Parmenter Mfg. Co. v. Stoever

97 F. 330 | 1st Cir. | 1899

PUTNAM, Circuit Judge.

This is an appeal from a judgment of the district court for the district of Massachusetts adjudging the appellant a bankrupt. The appeal is provided for by section 25 of an act to establish a uniform system of bankruptcy throughout the United States, approved July 1, 1898 (30 Stat. 553). The adjudication was based on clause 3 of section 3 of the statute (30 Stat. 546), as follows:

• “Or (3) suffered or permitted, while Insolvent, any creditor to obtain a preference through legal proceedings, and not having at least five days before a sale or final disposition of any property affected by such preference vacated or discharged such preference.”

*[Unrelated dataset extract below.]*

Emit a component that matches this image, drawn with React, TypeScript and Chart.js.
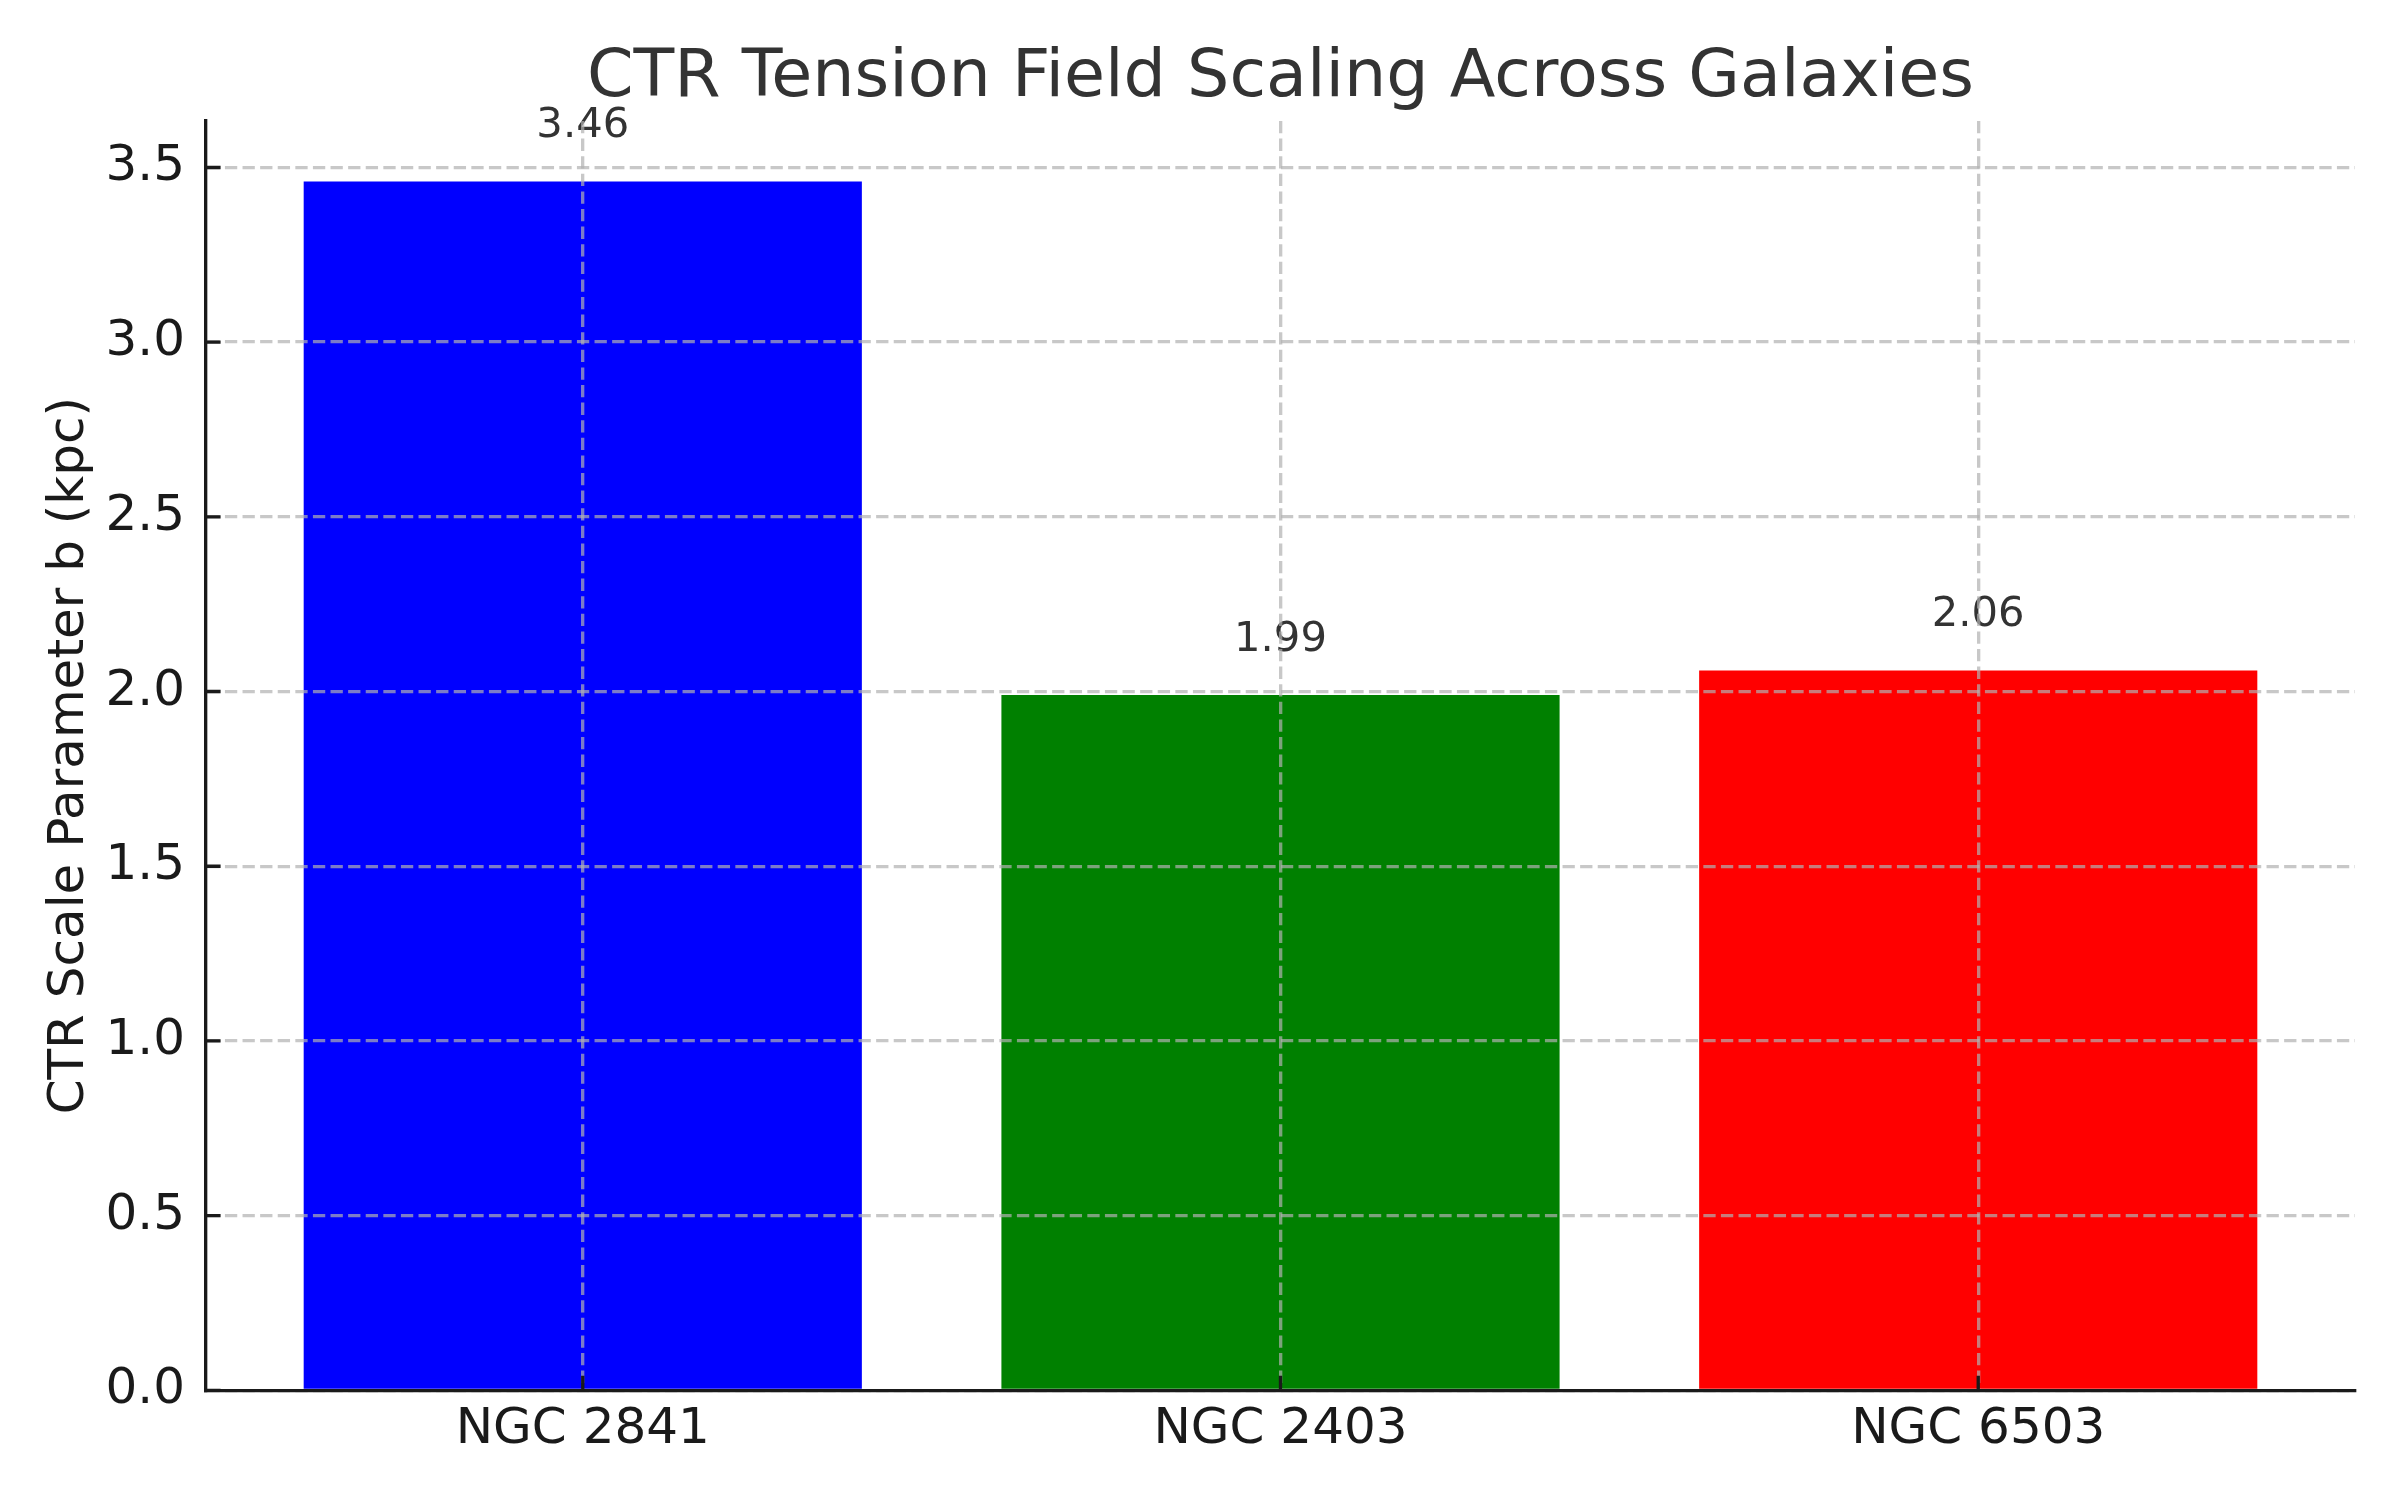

The proceedings on which the petition for an adjudication of bankruptcy relied were an attachment of the appellant’s real and personal estate on the 5th day of July, 1898, by virtue of a writ issued from the superior court for the county of Essex, in the state of Massa*331chusetts, followed by a declaration containing two counts on promissory notes signed by the appellant, a judgment on default, entered on September 21,1898, and an execution on which the attached property was seized on October 15, 1898, and sold on October 27th. The petition in bankruptcy was filed on February 1, 1899. This was more than four months after the attachment was made, but within four months from the times of seizure and sale on execution.

On the trial in the district court the appellant was duly adjudged bankrupt, and it seasonably and duly appealed to this court. The propositions submitted by the appellant are two: That the period of four months within which the petition might be filed dates from the day of the attachment, and not from the seizure or the sale on execution; and that the words “suffered or permitted,” found in the statute which we have cited, must have a narrow, literal interpretation. We will first consider the latter proposition. In giving these words a narrow interpretation, the appellant refers only to the following portion of the statute cited, namely, “suffered or permitted, while insolvent, any creditor to obtain a preference through legal proceedings.” It maintains that a corporation cannot file a voluntary petition in bankruptcy, and thus defeat legal proceedings, and that, therefore, as the appellant is a corporation, it cannot he said to have “suffered or permitted” what ensued from them. Regard, how ever, must be had to the whole of clause 3; and, in view of that, what the appellant “suffered or permitted” was the sale of its property through legal.proceedings. This was clearly the true act of bankruptcy within the contemplation of the statute, although the statute is somewhat awkwardly expressed.

In like manner, as the failure to vacate the execution before the sale was the act of bankruptcy, it is clear that the four-months period runs, not from the attachment, but from a date connected with the proceedings after the judgment.

In order to prevent any misapprehension, we will add that the question whether or not the attaching creditor acquired a valid lien as against these proceedings in bankruptcy is not in issue on this appeal.

The judgment of the court below is affirmed, and the costs of appeal are awarded to the appellees.